Alattuchira is in Ernakulam district, Kerala, India, is situated 2 km east of Kodanad.

Location
Situated about 50 km from Kochi and 15 km away from Perumbavoor on the northern  side on the bank of the river Periyar. The nearest railway station is Angamaly (20 km) and Nedumbassery International Airport is 16 km from Alattuchira. Angamaly, Muvattupuzha, Kothamangalam, Aluva are towns situated close to Alattuchira, apart from Perumbavoor.

Education
St. Marys LP School & Bethlehem St. Marys Church are located in the heart of Alattuchira. St George Church Nedumpara is well known.

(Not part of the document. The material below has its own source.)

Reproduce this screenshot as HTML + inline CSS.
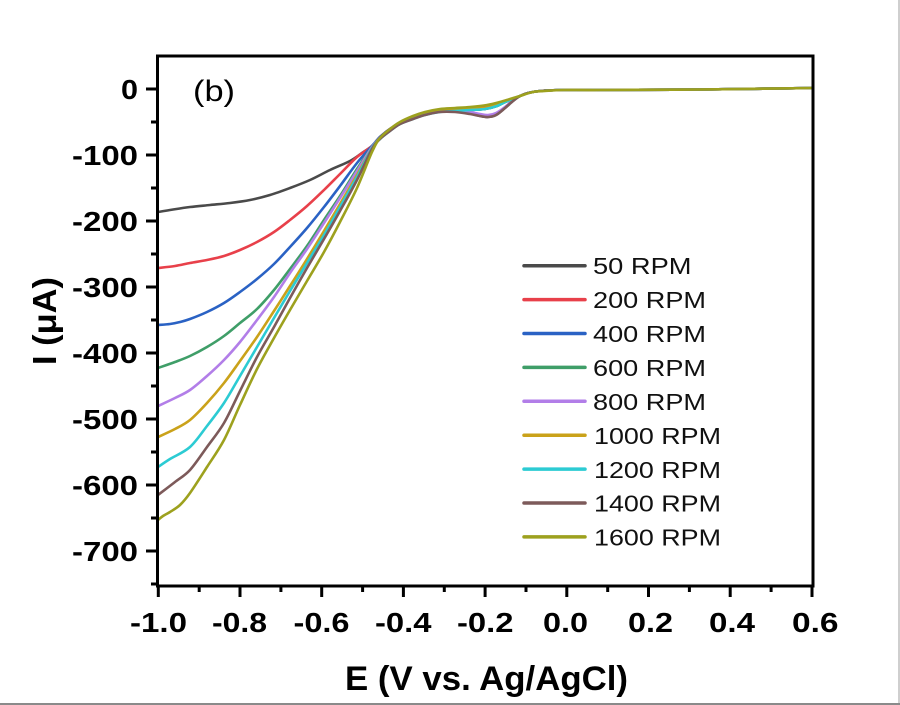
<!DOCTYPE html>
<html>
<head>
<meta charset="utf-8">
<style>
html,body{margin:0;padding:0;background:#fff;}
svg{display:block;}
text{font-family:"Liberation Sans",Arial,sans-serif;}
</style>
</head>
<body>
<svg id="chart" width="900" height="705" viewBox="0 0 900 705" xmlns="http://www.w3.org/2000/svg">
<rect x="0" y="0" width="900" height="705" fill="#fff"/>
<rect x="898" y="0" width="2" height="705" fill="#cfcfcf"/>
<rect x="0" y="703" width="900" height="2" fill="#8a8a8a"/>

<!-- curves -->
<g id="curves" fill="none" stroke-width="2.6" stroke-linejoin="round" stroke-linecap="round">
<polyline stroke="#4a4a4a" points="158,212 170,210 190,207 210,205 230,203 250,200 270,195 290,188 310,180 330,170 350,161 362,153 372,146 380,137 390,129 400,123 413,118 425,114 440,111 455,111 470,113 480,116 488,117 496,115 505,108 513,101 520,96 528,93 540,91 563,90 600,90 700,89.5 813,88"/>
<polyline stroke="#e8404a" points="158,268 175,266 190,263 207,260 224,256 240,250 257,242 274,232 290,220 307,206 324,190 340,174 357,157 372,146 380,137 390,129 400,123 413,118 425,114 440,111 455,110 470,109 485,107 497,105 505,102 513,99 520,96 528,93 540,91 563,90 600,90 700,89.5 813,88"/>
<polyline stroke="#2a62c4" points="158,325 170,324 180,322 190,319 207,312 224,303 240,292 257,279 274,264 290,247 307,228 324,207 340,186 357,163 372,146 380,137 390,129 400,123 413,118 425,114 440,111 455,110 470,110 485,109 497,106 505,102 513,99 520,96 528,93 540,91 563,90 600,90 700,89.5 813,88"/>
<polyline stroke="#3f9e68" points="158,368 175,362 190,356 207,347 224,336 240,323 257,309 274,290 290,269 307,246 324,220 340,196 357,169 372,147 380,138 390,130 400,124 413,118 425,114 440,111 455,110 470,110 485,109 497,106 505,102 513,99 520,96 528,93 540,91 563,90 600,90 700,89.5 813,88"/>
<polyline stroke="#b27ee8" points="158,406 175,398 190,390 207,376 224,360 240,342 257,320 274,297 290,273 307,249 324,223 340,198 357,171 372,147 380,138 390,130 400,124 413,118 425,114 440,111 455,111 470,112 480,114 488,115 496,113 505,107 513,100 520,96 528,93 540,91 563,90 600,90 700,89.5 813,88"/>
<polyline stroke="#caa21a" points="158,437 175,429 190,420 207,403 224,383 240,361 257,337 274,311 290,286 307,259 324,231 340,204 357,175 372,148 380,138 390,130 400,124 413,118 425,114 440,111 455,110 470,109 485,108 497,105 505,102 513,99 520,96 528,93 540,91 563,90 600,90 700,89.5 813,88"/>
<polyline stroke="#2ccbd3" points="158,467 170,459 190,447 207,426 224,403 240,376 257,347 274,318 290,291 307,263 324,235 340,207 357,177 372,148 380,139 390,131 400,124 413,119 425,115 440,112 455,111 470,110 485,109 497,106 505,102 513,99 520,96 528,93 540,91 563,90 600,90 700,89.5 813,88"/>
<polyline stroke="#7d5a5a" points="158,495 175,482 190,470 207,447 224,423 240,391 257,357 274,327 290,298 307,268 324,239 340,211 357,180 372,149 380,139 390,131 400,124 413,119 425,115 440,112 455,112 470,114 480,116 488,117 496,115 505,108 513,101 520,96 528,93 540,91 563,90 600,90 700,89.5 813,88"/>
<polyline stroke="#9da11e" points="158,520 163,516 170,512 180,505 190,493 207,467 224,440 240,405 257,369 274,338 290,310 307,281 324,252 340,222 357,188 372,152 380,138 390,129 400,122 413,116 425,112 440,109 455,108 470,107 487,105 500,102 510,99 520,96 533,92 545,91 563,90 600,90 700,89.5 813,88"/>
</g>

<!-- axes frame -->
<rect x="157.5" y="56" width="655.5" height="530" fill="none" stroke="#000" stroke-width="3"/>

<!-- y ticks -->
<g stroke="#000" stroke-width="3">
<line x1="146" y1="89" x2="157" y2="89"/>
<line x1="146" y1="155" x2="157" y2="155"/>
<line x1="146" y1="221" x2="157" y2="221"/>
<line x1="146" y1="287" x2="157" y2="287"/>
<line x1="146" y1="353" x2="157" y2="353"/>
<line x1="146" y1="419" x2="157" y2="419"/>
<line x1="146" y1="485" x2="157" y2="485"/>
<line x1="146" y1="551" x2="157" y2="551"/>
<line x1="151" y1="122" x2="157" y2="122"/>
<line x1="151" y1="188" x2="157" y2="188"/>
<line x1="151" y1="254" x2="157" y2="254"/>
<line x1="151" y1="320" x2="157" y2="320"/>
<line x1="151" y1="386" x2="157" y2="386"/>
<line x1="151" y1="452" x2="157" y2="452"/>
<line x1="151" y1="518" x2="157" y2="518"/>
<line x1="151" y1="584" x2="157" y2="584"/>
</g>

<!-- x ticks -->
<g stroke="#000" stroke-width="3">
<line x1="158.3" y1="586" x2="158.3" y2="597"/>
<line x1="240" y1="586" x2="240" y2="597"/>
<line x1="321.7" y1="586" x2="321.7" y2="597"/>
<line x1="403.4" y1="586" x2="403.4" y2="597"/>
<line x1="485.1" y1="586" x2="485.1" y2="597"/>
<line x1="566.8" y1="586" x2="566.8" y2="597"/>
<line x1="648.5" y1="586" x2="648.5" y2="597"/>
<line x1="730.2" y1="586" x2="730.2" y2="597"/>
<line x1="812" y1="586" x2="812" y2="597"/>
<line x1="199.2" y1="586" x2="199.2" y2="592"/>
<line x1="280.9" y1="586" x2="280.9" y2="592"/>
<line x1="362.6" y1="586" x2="362.6" y2="592"/>
<line x1="444.3" y1="586" x2="444.3" y2="592"/>
<line x1="526" y1="586" x2="526" y2="592"/>
<line x1="607.7" y1="586" x2="607.7" y2="592"/>
<line x1="689.4" y1="586" x2="689.4" y2="592"/>
<line x1="771.1" y1="586" x2="771.1" y2="592"/>
</g>

<!-- y tick labels -->
<g font-size="28" font-weight="bold" fill="#000" text-anchor="end">
<text x="138" y="99" textLength="17" lengthAdjust="spacingAndGlyphs">0</text>
<text x="138" y="165" textLength="66" lengthAdjust="spacingAndGlyphs">-100</text>
<text x="138" y="231" textLength="66" lengthAdjust="spacingAndGlyphs">-200</text>
<text x="138" y="297" textLength="66" lengthAdjust="spacingAndGlyphs">-300</text>
<text x="138" y="363" textLength="66" lengthAdjust="spacingAndGlyphs">-400</text>
<text x="138" y="429" textLength="66" lengthAdjust="spacingAndGlyphs">-500</text>
<text x="138" y="495" textLength="66" lengthAdjust="spacingAndGlyphs">-600</text>
<text x="138" y="561" textLength="66" lengthAdjust="spacingAndGlyphs">-700</text>
</g>

<!-- x tick labels -->
<g font-size="28" font-weight="bold" fill="#000">
<text x="130" y="632" textLength="57" lengthAdjust="spacingAndGlyphs">-1.0</text>
<text x="212" y="632" textLength="55" lengthAdjust="spacingAndGlyphs">-0.8</text>
<text x="293.5" y="632" textLength="56" lengthAdjust="spacingAndGlyphs">-0.6</text>
<text x="375" y="632" textLength="56.5" lengthAdjust="spacingAndGlyphs">-0.4</text>
<text x="457" y="632" textLength="56.5" lengthAdjust="spacingAndGlyphs">-0.2</text>
<text x="543" y="632" textLength="45" lengthAdjust="spacingAndGlyphs">0.0</text>
<text x="628" y="632" textLength="45" lengthAdjust="spacingAndGlyphs">0.2</text>
<text x="709" y="632" textLength="46" lengthAdjust="spacingAndGlyphs">0.4</text>
<text x="792" y="632" textLength="46.5" lengthAdjust="spacingAndGlyphs">0.6</text>
</g>

<!-- axis titles -->
<text x="345" y="690" font-size="34" font-weight="bold" fill="#000" textLength="283" lengthAdjust="spacingAndGlyphs">E (V vs. Ag/AgCl)</text>
<text transform="translate(56,365) rotate(-90)" x="0" y="0" font-size="33" font-weight="bold" fill="#000" textLength="88" lengthAdjust="spacingAndGlyphs">I (μA)</text>

<!-- panel label -->
<text x="193" y="101" font-size="30" fill="#000" textLength="42" lengthAdjust="spacingAndGlyphs">(b)</text>

<!-- legend -->
<g stroke-width="3.5" stroke-linecap="round">
<line x1="524" y1="265.7" x2="585" y2="265.7" stroke="#4a4a4a"/>
<line x1="524" y1="299.6" x2="585" y2="299.6" stroke="#e8404a"/>
<line x1="524" y1="333.5" x2="585" y2="333.5" stroke="#2a62c4"/>
<line x1="524" y1="367.4" x2="585" y2="367.4" stroke="#3f9e68"/>
<line x1="524" y1="401.3" x2="585" y2="401.3" stroke="#b27ee8"/>
<line x1="524" y1="435.2" x2="585" y2="435.2" stroke="#caa21a"/>
<line x1="524" y1="469.1" x2="585" y2="469.1" stroke="#2ccbd3"/>
<line x1="524" y1="503" x2="585" y2="503" stroke="#7d5a5a"/>
<line x1="524" y1="536.9" x2="585" y2="536.9" stroke="#9da11e"/>
</g>
<g font-size="23" fill="#111">
<text x="593" y="274" textLength="98.5" lengthAdjust="spacingAndGlyphs">50 RPM</text>
<text x="593" y="308" textLength="113" lengthAdjust="spacingAndGlyphs">200 RPM</text>
<text x="593" y="342" textLength="113" lengthAdjust="spacingAndGlyphs">400 RPM</text>
<text x="593" y="376" textLength="113" lengthAdjust="spacingAndGlyphs">600 RPM</text>
<text x="593" y="410" textLength="113" lengthAdjust="spacingAndGlyphs">800 RPM</text>
<text x="594" y="444" textLength="127" lengthAdjust="spacingAndGlyphs">1000 RPM</text>
<text x="594" y="478" textLength="127" lengthAdjust="spacingAndGlyphs">1200 RPM</text>
<text x="594" y="511.5" textLength="127" lengthAdjust="spacingAndGlyphs">1400 RPM</text>
<text x="594" y="545.5" textLength="127" lengthAdjust="spacingAndGlyphs">1600 RPM</text>
</g>
</svg>
<script>
(function(){
  try{
    var NS="http://www.w3.org/2000/svg";
    var g=document.getElementById("curves");
    var pls=g.querySelectorAll("polyline");
    for(var k=0;k<pls.length;k++){
      var pl=pls[k];
      var pts=pl.getAttribute("points").trim().split(/\s+/).map(function(s){var a=s.split(",");return [parseFloat(a[0]),parseFloat(a[1])];});
      var d="M"+pts[0][0]+","+pts[0][1];
      for(var i=0;i<pts.length-1;i++){
        var p0=pts[i>0?i-1:i],p1=pts[i],p2=pts[i+1],p3=pts[i+2<pts.length?i+2:i+1];
        var c1x=p1[0]+(p2[0]-p0[0])/6,c1y=p1[1]+(p2[1]-p0[1])/6;
        var c2x=p2[0]-(p3[0]-p1[0])/6,c2y=p2[1]-(p3[1]-p1[1])/6;
        d+=" C"+c1x.toFixed(2)+","+c1y.toFixed(2)+" "+c2x.toFixed(2)+","+c2y.toFixed(2)+" "+p2[0]+","+p2[1];
      }
      var path=document.createElementNS(NS,"path");
      path.setAttribute("d",d);
      path.setAttribute("stroke",pl.getAttribute("stroke"));
      g.replaceChild(path,pl);
    }
  }catch(e){}
})();
</script>
</body>
</html>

Dhanya Arts and Sports club is the favourite hang out place of the people.

Tourism
The International Christian Pilgrim Center Malayattor and tourist spot Kodanad are close. Paniyely Waterfalls are 6 km away and Panumkuzhy is one km away.

Politics
Alattuchira comes under the Perumbavoor Legislative Assembly represented by Mr. Saju Paul since 2001 and comes under Chalakkudy Lokha Sabha Constituency. It is the border village of Koovappady Panchayath .

Transportation
The village is well connected with roads and private buses operating every 10 minutes to nearby towns. Alattuchira is inhabited mainly by people from Christian and Hindu communities.

Economy
The people of Alattchira are mainly into agriculture and cultivate  commodities like rice, rubber, pepper, ginger, turmeric, plantain, vegetables, coconut, nutmeg, and cocoa.